◆ **Given instruction**
Your task is to retype the lines between the line with "Give me the" and the line with "import seaborn as sns", inclusive. Copy no pictures and no other lines.

Charts and diagrams as code:

--------------------

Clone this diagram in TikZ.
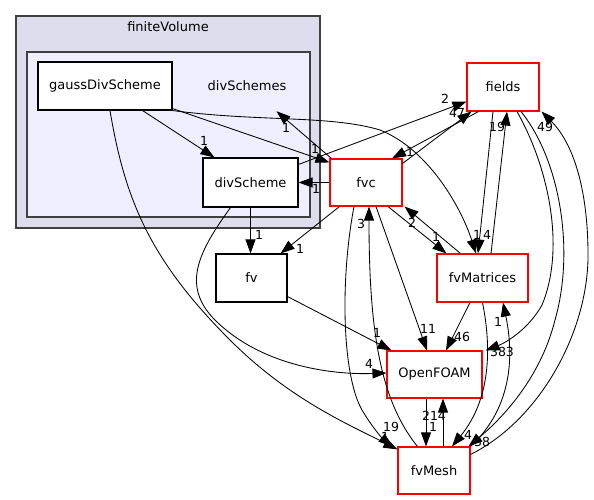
\documentclass[tikz,border=0pt]{standalone}
\usepackage{fontspec}
\setmainfont{DejaVu Sans}
\usepackage[svgnames]{xcolor}
\usetikzlibrary{calc, arrows.meta}
\definecolor{clusterout}{HTML}{DDDDEE}
\definecolor{clusterin}{HTML}{EEEEFF}
\definecolor{clusterline}{HTML}{404040}
\tikzset{>={Triangle[length=14pt,width=10pt]}}
\tikzset{
  dirbox/.style={draw=black, line width=1.1pt, fill=white, inner sep=0pt,
    font=\fontsize{13}{15}\selectfont},
  redbox/.style={dirbox, draw=red},
  lbl/.style={inner sep=0pt, font=\fontsize{12.5}{14}\selectfont},
  dep/.style={->, line width=0.85pt}
}

\begin{document}
\begin{tikzpicture}[x=1pt, y=-1pt]
    \useasboundingbox (0,0) rectangle (594,500);
    \draw[clusterline, fill=clusterout, line width=1.2pt] (16,16) rectangle (320,228);
    \node[lbl, font=\fontsize{13}{15}\selectfont] (finiteVolume) at (168,27) {finiteVolume};
    \draw[clusterline, fill=clusterin, line width=1.2pt] (27,52) rectangle (310,217);
    \node[lbl, font=\fontsize{13}{15}\selectfont] (divSchemes) at (247,86) {divSchemes};

    \node[dirbox, minimum width=134pt, minimum height=48pt] (gaussDivScheme) at (105,86) {gaussDivScheme};
    \node[dirbox, minimum width=95pt, minimum height=49pt] (divScheme) at (250.5,182.5) {divScheme};
    \node[redbox, minimum width=72pt, minimum height=47pt] (fvc) at (366,182.5) {fvc};
    \node[redbox, minimum width=72pt, minimum height=48pt] (fields) at (503,87) {fields};
    \node[dirbox, minimum width=71pt, minimum height=48pt] (fv) at (251.5,278) {fv};
    \node[redbox, minimum width=91pt, minimum height=48pt] (fvMatrices) at (482.5,278) {fvMatrices};
    \node[redbox, minimum width=95pt, minimum height=47pt] (OpenFOAM) at (434.5,374.5) {OpenFOAM};
    \node[redbox, minimum width=72pt, minimum height=47pt] (fvMesh) at (434,470.5) {fvMesh};

    % gaussDivScheme
    \draw[dep] ([xshift=-30pt]gaussDivScheme.south east) -- ([xshift=12pt]divScheme.north west);
    \node[lbl] at (204,141) {1};
    \draw[dep] ([yshift=2pt]gaussDivScheme.south east) -- ([yshift=-4pt]fvc.north west);
    \node[lbl] at (315,149) {1};
    \draw[dep] (gaussDivScheme.south east) .. controls (260,122) and (330,115) .. (380,130)
        .. controls (430,150) and (462,210) .. ([xshift=-6.5pt]fvMatrices.north);
    \node[lbl] at (477,235) {1};
    \draw[dep] ([xshift=5pt]gaussDivScheme.south) .. controls (125,200) and (150,260) .. (230,340)
        .. controls (290,400) and (350,425) .. ([yshift=-3pt]fvMesh.north west);
    \node[lbl] at (385,437) {1};

    % divScheme
    \draw[dep] ([yshift=-7pt]divScheme.north east) -- ([yshift=10pt]fields.south west);
    \node[lbl] at (445,99) {2};
    \draw[dep] (divScheme.south) -- (divScheme.south |- fv.north);
    \node[lbl] at (259,235) {1};
    \draw[dep] ([xshift=-20pt]divScheme.south) .. controls (200,250) and (180,285) .. (215,320)
        .. controls (260,365) and (330,375) .. ([yshift=1.5pt]OpenFOAM.west);
    \node[lbl] at (369,364) {4};

    % fvc
    \draw[dep] (fvc.west) -- (divScheme.east);
    \node[lbl] at (316,189) {1};
    \draw[dep] ([xshift=2pt]fvc.north west) -- ([xshift=-10pt,yshift=-20pt]divSchemes.south east);
    \node[lbl] at (286,128) {1};
    \draw[dep] ([xshift=12pt]fields.south west) -- ([xshift=26pt]fvc.north);
    \node[lbl] at (410,152) {1};
    \draw[dep] ([yshift=-5pt]fvc.north east) -- ([xshift=5pt]fields.south west);
    \node[lbl] at (457,113) {47};
    \draw[dep] ([xshift=10pt]fvc.south west) -- ([xshift=-7pt]fv.north east);
    \node[lbl] at (300,249) {1};
    \draw[dep] ([xshift=22pt]fvc.south) -- ([xshift=10pt]fvMatrices.north west);
    \node[lbl] at (436,237) {1};
    \draw[dep] ([xshift=24pt]fvMatrices.north west) -- ([xshift=2pt]fvc.south east);
    \node[lbl] at (412,223) {2};
    \draw[dep] ([xshift=10pt]fvc.south) -- ([xshift=-7.5pt]OpenFOAM.north);
    \node[lbl] at (428,329) {11};
    \draw[dep] ([xshift=-12pt]fvc.south) .. controls (340,280) and (342,375) .. (362,410)
        .. controls (372,427) and (382,438) .. ([xshift=-5pt]fvMesh.north west);
    \node[lbl] at (391,427) {19};
    \draw[dep] ([xshift=20pt]fvMesh.north west) .. controls (380,400) and (369,330) .. ([xshift=3pt]fvc.south);
    \node[lbl] at (361,224) {3};

    % fv, OpenFOAM
    \draw[dep] ([yshift=6pt]fv.south east) -- ([xshift=5pt]OpenFOAM.north west);
    \node[lbl] at (377,333) {1};
    \draw[dep] ([xshift=-8.5pt]OpenFOAM.south) -- ([xshift=-8pt]fvMesh.north);
    \node[lbl] at (434,416) {214};
    \draw[dep] ([xshift=9pt]fvMesh.north) -- ([xshift=8.5pt]OpenFOAM.south);
    \node[lbl] at (433,427) {1};

    % fields
    \draw[dep] ([xshift=-10pt]fields.south) -- ([xshift=-4.5pt]fvMatrices.north);
    \node[lbl] at (487,235) {4};
    \draw[dep] ([xshift=8.5pt]fvMatrices.north) -- ([xshift=4pt]fields.south);
    \node[lbl] at (497,127) {19};
    \draw[dep] ([xshift=14pt]fields.south) .. controls (550,170) and (565,250) .. (542,305)
        .. controls (528,330) and (505,343) .. ([xshift=3pt]OpenFOAM.north east);
    \node[lbl] at (502,352) {383};
    \draw[dep] ([xshift=18pt]fields.south) .. controls (560,160) and (575,250) .. (555,320)
        .. controls (540,380) and (500,420) .. ([xshift=-2pt]fvMesh.north east);
    \node[lbl] at (482,442) {38};
    \draw[dep] ([yshift=-8pt]fvMesh.north east) .. controls (540,420) and (590,330) .. (588,250)
        .. controls (587,180) and (570,140) .. ([xshift=2pt]fields.south east);
    \node[lbl] at (545,127) {49};

    % fvMatrices
    \draw[dep] ([xshift=-12.5pt]fvMatrices.south) -- ([xshift=11.5pt]OpenFOAM.north);
    \node[lbl] at (462,337) {46};
    \draw[dep] (fvMatrices.south) .. controls (492,350) and (490,400) .. ([xshift=18pt]fvMesh.north);
    \node[lbl] at (468,435) {4};
    \draw[dep] (fvMesh.north east) .. controls (510,410) and (515,360) .. ([xshift=20.5pt]fvMatrices.south);
    \node[lbl] at (498,322) {1};
\end{tikzpicture}
\end{document}
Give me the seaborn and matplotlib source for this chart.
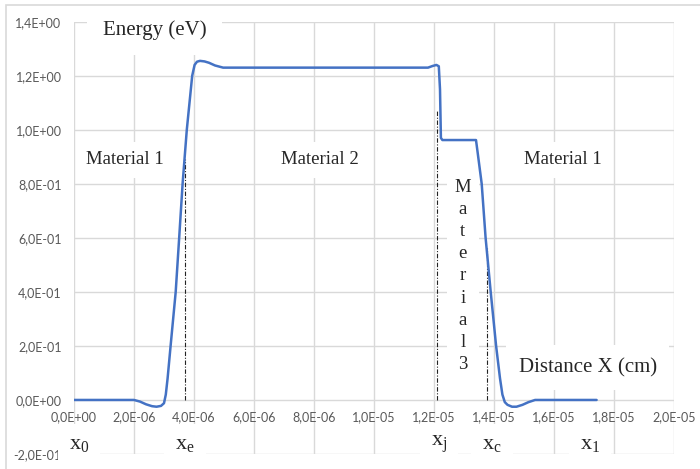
import numpy as np
import pandas as pd
import matplotlib
matplotlib.use("Agg")
import matplotlib.pyplot as plt
from matplotlib.patches import Rectangle
from matplotlib.ticker import FuncFormatter, MultipleLocator
import seaborn as sns

# ---- data (x in micro-units of cm, scaled below) ----
distance_um = [0.0, 2.0, 2.2, 2.4, 2.6, 2.75, 2.9, 3.0, 3.06, 3.12, 3.22, 3.39, 3.5,
               3.62, 3.76, 3.94, 4.02, 4.1, 4.2, 4.35, 4.5, 4.7, 4.97, 8.0, 11.8,
               11.95, 12.08, 12.16, 12.2, 12.23, 12.28, 13.0, 13.4, 13.45, 13.59,
               13.72, 13.89, 14.07, 14.2, 14.28, 14.36, 14.45, 14.6, 14.75, 14.95,
               15.15, 15.37, 16.0, 17.42]
energy_ev = [0.0, 0.0, -0.006, -0.016, -0.023, -0.025, -0.022, -0.012, 0.02, 0.08,
             0.2, 0.4, 0.59, 0.8, 1.0, 1.2, 1.24, 1.252, 1.255, 1.253, 1.248, 1.238,
             1.23, 1.23, 1.23, 1.236, 1.24, 1.235, 1.15, 0.97, 0.962, 0.962, 0.962,
             0.92, 0.8, 0.6, 0.4, 0.2, 0.08, 0.02, -0.008, -0.018, -0.025, -0.025,
             -0.018, -0.008, 0.0, 0.0, 0.0]

boundary_names = ["xe", "xj", "xc"]
boundary_x_um = [3.7, 12.1, 13.76]
boundary_top = [0.89, 1.07, 0.564]

df = pd.DataFrame({"x": np.array(distance_um) * 1e-6, "E": energy_ev})

# ---- style ----
sns.set_style("white")
plt.rcParams["font.family"] = ["Liberation Serif", "DejaVu Serif"]
plt.rcParams["mathtext.fontset"] = "custom"
plt.rcParams["mathtext.rm"] = "Liberation Serif"
plt.rcParams["mathtext.it"] = "Liberation Serif:italic"

W, H = 700, 469
fig = plt.figure(figsize=(W / 100, H / 100), dpi=100)
ax = fig.add_axes([74 / W, 1 - 454 / H, 600 / W, (454 - 21.7) / H])

# outer chart border (only top/left visible)
fig.add_artist(Rectangle((6 / W, -0.5), 2, 0.5 + 1 - 5 / H, transform=fig.transFigure,
                         fill=False, edgecolor="#d9d9d9", lw=1.2))

sns.lineplot(data=df, x="x", y="E", ax=ax, sort=False, estimator=None,
             color="#4472C4", lw=1.8, zorder=5)

for bx, bt in zip(boundary_x_um, boundary_top):
    ax.plot([bx * 1e-6, bx * 1e-6], [0, bt], color="#222222", lw=0.8,
            linestyle=(0, (4, 1.5, 1, 1.5)), zorder=4)

ax.set_xlim(0, 2e-5)
ax.set_ylim(-0.2, 1.4)
ax.xaxis.set_major_locator(MultipleLocator(2e-6))
ax.yaxis.set_major_locator(MultipleLocator(0.2))
fmt = FuncFormatter(lambda v, p: f"{v:.1E}".replace(".", ",").replace("-0,0", "0,0"))
ax.xaxis.set_major_formatter(fmt)
ax.yaxis.set_major_formatter(fmt)
ax.grid(True, color="#d9d9d9", lw=1.0, zorder=0)
ax.set_axisbelow(True)
for s in ax.spines.values():
    s.set_visible(False)
ax.spines["bottom"].set_position(("data", 0))
ax.tick_params(axis="both", length=0, labelcolor="#595959")
ax.tick_params(axis="y", pad=9)
ax.tick_params(axis="x", pad=8)
for lab in ax.get_xticklabels() + ax.get_yticklabels():
    lab.set_fontfamily("Lato")
    lab.set_fontsize(9)
ax.set_xlabel("")
ax.set_ylabel("")

box = dict(facecolor="white", edgecolor="none", boxstyle="square,pad=0.5")

ax.text(2.68e-6, 1.37, "Energy (eV)", fontsize=15, ha="center", va="center",
        bbox=dict(facecolor="white", edgecolor="none", boxstyle="square,pad=0.75"), zorder=3)
ax.text(1.7e-6, 0.889, "Material 1", fontsize=13.5, ha="center", va="center", bbox=box, zorder=3)
ax.text(8.2e-6, 0.889, "Material 2", fontsize=13.5, ha="center", va="center", bbox=box, zorder=3)
ax.text(16.28e-6, 0.889, "Material 1", fontsize=13.5, ha="center", va="center", bbox=box, zorder=3)
ax.text(12.96e-6, 0.459, "\n".join("Material3"), fontsize=13.5, ha="center", va="center",
        linespacing=1.4, bbox=dict(facecolor="white", edgecolor="none", boxstyle="square,pad=0.4"),
        zorder=3)
ax.text(17.13e-6, 0.12, "Distance X (cm)", fontsize=15, ha="center", va="center",
        bbox=dict(facecolor="white", edgecolor="none", boxstyle="square,pad=0.6"), zorder=3)

xlabs = [r"$\mathrm{x_0}$", r"$\mathrm{x_e}$", r"$\mathrm{x_j}$", r"$\mathrm{x_c}$", r"$\mathrm{x_1}$"]
xpos = [0.17e-6, 3.7e-6, 12.17e-6, 13.92e-6, 17.2e-6]
for t, xp in zip(xlabs, xpos):
    ax.text(xp, -0.165, t, fontsize=16, ha="center", va="center",
            bbox=dict(facecolor="white", edgecolor="none", boxstyle="square,pad=0.5"), zorder=3)

fig.savefig("out.png", dpi=100)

--------------------

◆ **Response below**
Give me the seaborn and matplotlib source for this chart.
import numpy as np
import pandas as pd
import matplotlib
matplotlib.use("Agg")
import matplotlib.pyplot as plt
from matplotlib.patches import Rectangle
from matplotlib.ticker import FuncFormatter, MultipleLocator
import seaborn as sns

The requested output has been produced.